Choosing a Down Jacket

Down is still the number one insulating material in the outdoor industry, offering the lightest warmth to weight ratio and unrivaled packability. Therefore, a down jacket will provide exceptional warmth but won't weigh you or your pack down. Choosing a down jacket depends on how warm you need it to be and what features you need it to have.


Our lightest down jackets weigh less than 150 grams and will be as warm as a microfleece that is three times the weight. Heavier down jackets around 350-500 grams are equivalent to very heavyweight fleeces in terms of warmth and are ideal mid layers. Beyond this weight there are jackets weighing 500 grams + which are outer garments for very cold conditions. Therefore, when comparing the warmth of jackets, there are some factors to consider.

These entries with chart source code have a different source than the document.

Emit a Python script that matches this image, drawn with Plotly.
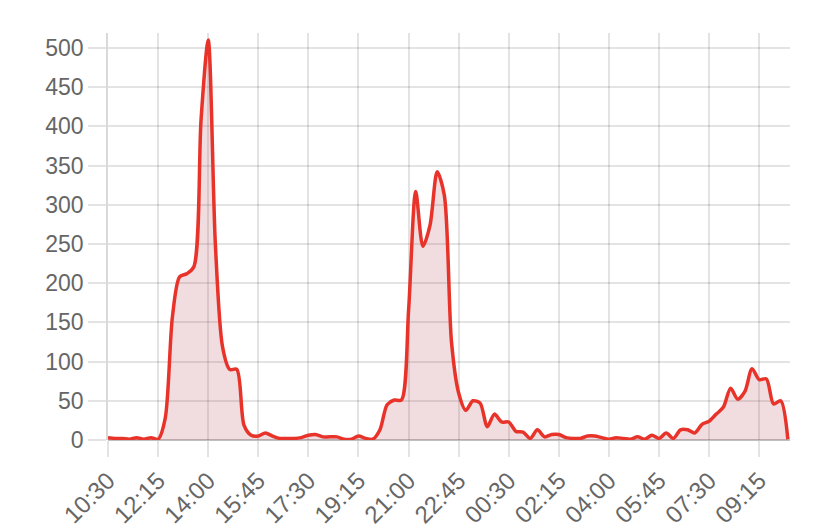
import plotly.graph_objects as go

# 15-minute time slots from 10:30 to 10:15 next day
times = []
h, m = 10, 30
for _ in range(96):
    times.append(f"{h:02d}:{m:02d}")
    m += 15
    if m == 60:
        m = 0
        h = (h + 1) % 24

values = [3, 2, 2, 1, 3, 1, 3, 1, 28, 157, 208, 212, 221, 408, 510, 250,
          119, 90, 90, 19, 6, 5, 9, 5, 2, 2, 2, 3, 6, 7, 4, 4,
          4, 1, 1, 5, 2, 1, 13, 45, 51, 51, 165, 317, 247, 274, 342, 312,
          125, 60, 38, 50, 47, 17, 33, 23, 23, 11, 10, 2, 13, 4, 7, 7,
          3, 2, 2, 5, 5, 3, 1, 3, 2, 1, 4, 1, 6, 2, 9, 2,
          13, 13, 9, 20, 24, 33, 42, 66, 52, 62, 91, 77, 78, 46, 50, 1]

tick_labels = times[::7]
y_ticks = [0, 50, 100, 150, 200, 250, 300, 350, 400, 450, 500]

fig = go.Figure()
fig.add_trace(go.Scatter(
    x=times, y=values, mode="lines",
    line=dict(color="#e8332a", width=3.5, shape="spline", smoothing=0.8),
    fill="tozeroy", fillcolor="rgba(185,80,95,0.2)",
    hoverinfo="x+y", showlegend=False,
))

font = dict(family="Liberation Sans, Arial, sans-serif", size=23, color="#666666")
xfont = dict(family="Liberation Sans, Arial, sans-serif", size=24, color="#666666")
grid = "rgba(0,0,0,0.11)"
fig.update_layout(
    width=828, height=529,
    margin=dict(l=100, r=46, t=25, b=97),
    paper_bgcolor="white", plot_bgcolor="white",
    font=font,
    xaxis=dict(
        type="category", categoryorder="array", categoryarray=times,
        range=[0, 95.3],
        tickmode="array", tickvals=tick_labels, ticktext=tick_labels,
        tickangle=-45, ticks="outside", ticklen=16, tickcolor=grid,
        tickwidth=1.5,
        showgrid=True, gridcolor=grid, gridwidth=1.5,
        showline=False, zeroline=False, tickfont=xfont, automargin=False,
    ),
    yaxis=dict(
        range=[0, 519],
        tickmode="array", tickvals=y_ticks,
        ticks="outside", ticklen=18, tickcolor=grid, tickwidth=1.5,
        showgrid=True, gridcolor=grid, gridwidth=1.5,
        showline=True, linecolor="rgba(0,0,0,0.15)", linewidth=1.5,
        zeroline=True, zerolinecolor="rgba(0,0,0,0.25)", zerolinewidth=1.5,
        tickfont=font, automargin=False,
    ),
)

fig.write_html("out.html")
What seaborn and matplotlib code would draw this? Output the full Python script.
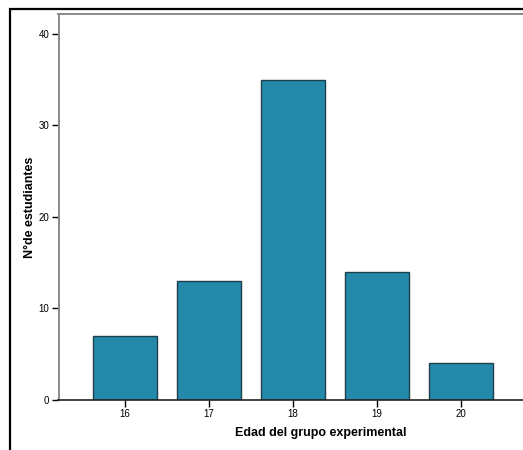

Generally the more down in a jacket (fill weight), the warmer it is going to be but this assumes the down is the same quality. However, down quality can vary significantly and is measured by its fill power. A higher fill power down will keep you warmer than a lower fill power. To make matters worse there are two widely recognised methods of measuring Fill Power - the 'US' Method and the 'EU' Method. Both methods work on the same methodology but the 'US' Method gives a slightly higher figure than the 'EU' Method for the same quality down - so an 800+ Fill Power (EU Method) is approximately equivalent to an 850+ Fill Power (US Method).

Wherever we quote a Fill Power for a specific garment (or sleeping bag) we specify that the measurement is either 'EU' or 'US' method - so that you can be sure of the facts. Because the difference is small, and for simplicity, when writing in general - such as for this article - we won't make the distinction. So, as a general rule then:

650 fill power is considered to be a high quality down for outdoor gear.

750-850 fill power is considered to be in the upper bracket in terms of down quality.

900+ fill power is even higher quality again but is expensive, resulting in higher priced garments.



If you're putting your down jacket away for an extended period of time i.e. throughout summer, it should be hung up so that the down isn't compressed, as this can damage the fill of the down and where it is stored should also be dry. Down jackets should not be stored in their compression sacks for long periods of time.


To summarise, down jackets are great for cold conditions and they are the pinnacle of insulation when it comes to warmth-to-weight ratio compared to other alternatives, such as synthetic insulation. When choosing a down jacket, there are a number of points to take in to account, which have been outlined above but how warm you need to jacket to be and whether you will be using it as a mid or outer-layer should be the two main considerations.